MSHA Limited Number of Mines on Violations List

Earth Officials at the Mine Safety and Health Administration (MSHA) purposefully prevented a number of mines with serious safety violations from being placed on the list of mines with patterns of violations. Budget constraints, not safety concerns, led to some dangerous mines not being listed, according to the Department of Labor's Office of Inspector General (OIG).

On June 23, the OIG sent an alert memorandum to MSHA administrator Joseph Main in the midst of an ongoing OIG investigation of MSHA's enforcement procedures. The memo states that in March 2009, when the administrator of MSHA's Coal Mine Safety and Health division discussed the list of mining companies that had been identified as candidates for the agency's pattern of violation (POV) program, he directed the district managers to "select no more than one mine on the initial screening list per field office and a maximum of 3 mines per district." (Emphasis in the original)

According to the memo, investigators were told that the limitations were a result of budgetary constraints. This guidance "set a limit that was inappropriate for this enforcement program." As a result of the guidance, program administrators were permitted to remove some mines from the POV list.

The POV program identifies the mining companies with the worst safety and health violations and invokes enhanced MSHA enforcement efforts for those mines. Several problems with the program allow mines to avoid penalties and the enhanced enforcement regime. For example, companies can escape this status by contesting citations to the independent Federal Mine Safety and Health Review Commission (FMSHRC), which has a backlog of approximately 16,000 cases.

The POV program drew public attention in April after 29 miners were killed in an explosion at the Upper Big Branch mine in West Virginia. The owner of the mine, Massey Energy, has a history of safety violations that placed it on the program's screening list. Massey avoided being placed in the POV program by contesting violations as a regular practice.

Another Massey-owned mine, the Tiller No.1 mine in Virginia, avoided being placed in the POV program on June 8 when a FMSHRC judge dismissed 10 of the 29 citations the company contested. The judge ruled that only 19 of the violations were "significant and substantial." Mines can be placed on the list if 25 violations are proved.

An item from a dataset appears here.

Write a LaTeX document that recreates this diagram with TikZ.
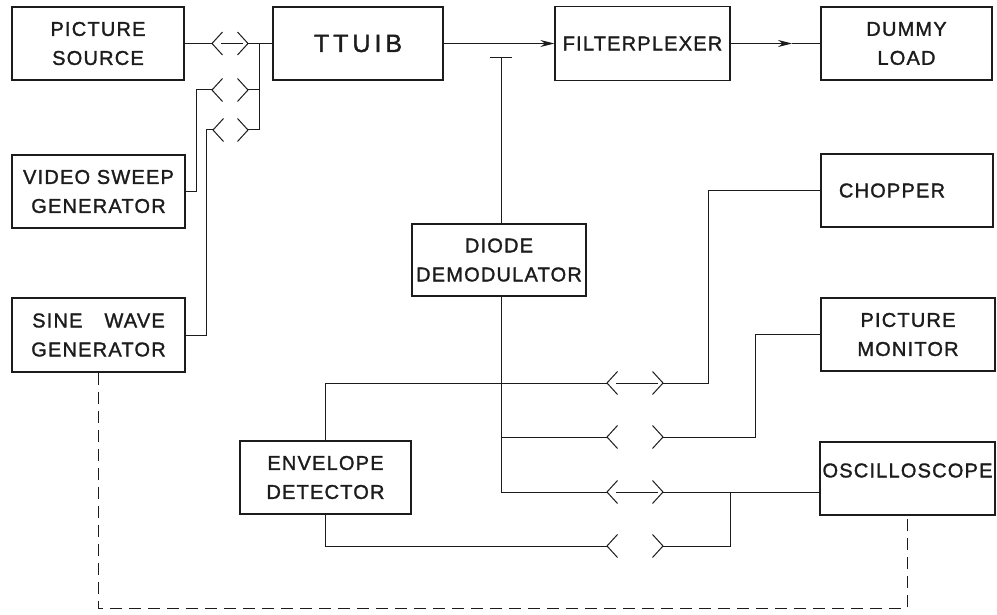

The OIG memo cited MSHA's review of the POV program between 2007 and 2009, which identified 89 mines for potential listing in the program. Although some mines were removed for appropriate reasons, the memo states that at least 10 mines were removed from the list in February and September 2009.

According to the memo, "MSHA is not subjecting these mines to the enhanced oversight that accompanies potential POV status, yet it does not have evidence that they had reduced their rate of significant and substantial violations. As a result, miners may be subjected to increased safety risks."

The OIG recommended that MSHA reevaluate the 10 mines while it undergoes its review of the existing POV program, an effort MSHA began following the West Virginia explosion. The memo further recommended that MSHA ensure that future decisions about the removal and inclusion of mines be based only on the health and safety conditions at the mines.

Problems with the agency's enforcement program led members of the House Committee on Education and Labor to request the OIG investigation after the Upper Big Branch mine disaster. In a June 23 press release, committee chair George Miller (D-CA) said, “The Inspector General’s alert raises very serious concerns that go to the heart of health and safety of mine workers. Prior to Assistant Secretary Main’s confirmation, MSHA obstructed a key safety enforcement tool that could have endangered the lives of mine workers.”

In response to the OIG memo, the Labor Department issued a press release promising to reform the POV program. Secretary Hilda Solis and Main acknowledged that the program was "badly broken" and that the screening of mines will be different in 2010 than in the past. The agency is making administrative and rulemaking fixes, as well as working with Congress on legislation, according to the press release.

The OIG asked Main to formally respond to the action memo in 10 days.